Heather McGregor is pragmatic: “First, acknowledge that you can’t be everywhere. You will just be average at everything if you try to do too much…no one will get proper attention.” She’s missed plenty of parent/teacher conferences (her husband goes to those) and sports events. She points out that you can “say no in a positive way”. If a contact asks her for a favor she doesn’t consider worth her time, she always responds with a polite ‘no’, but also makes a few suggestions that could help the person with their request.

Mommy guilt
A friend of mine — an entrepreneur and mother of two — has heard comments like: “You’re probably too ambitious to have another baby” (she wasn’t). She also said that one of her young son’s friends recently mistook the family nanny for Mom, because he saw the nanny so much more often.
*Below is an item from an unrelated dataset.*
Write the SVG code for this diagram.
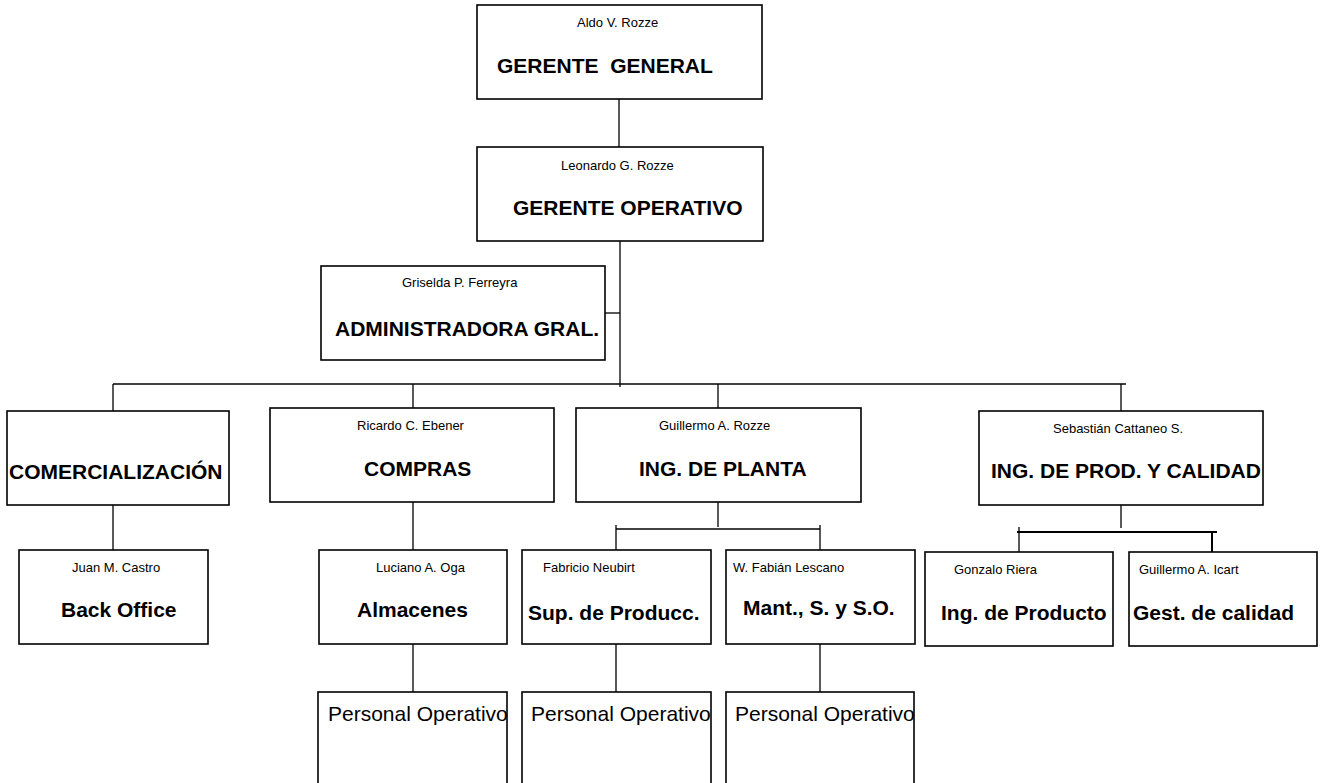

This stuff used to bother her, but it no longer does, because she loves working. She also feels she’d be a lousy stay-at-home mom. She doesn’t feel guilty.

McGregor says one way around any creeping feelings of guilt is to communicate openly with your children (when they’re old enough to understand) about why you can’t always be there. Her honesty extends to explaining that she brings home the bacon and that if her business suffers, so will their ability to pay for their house, go on family vacations, and receive a good education. She says women need to look after themselves first, then their children, citing the airline oxygen mask example (put on your own mask first, then help your child). “If you are healthy and breathing and OK, if your career is going well, if you’re earning well and able to provide for your family, your family will be better off,” she says.

Also, remember there’s a whole industry out there to make women feel guilty. Playing on our emotions is what sells products. Don’t succumb.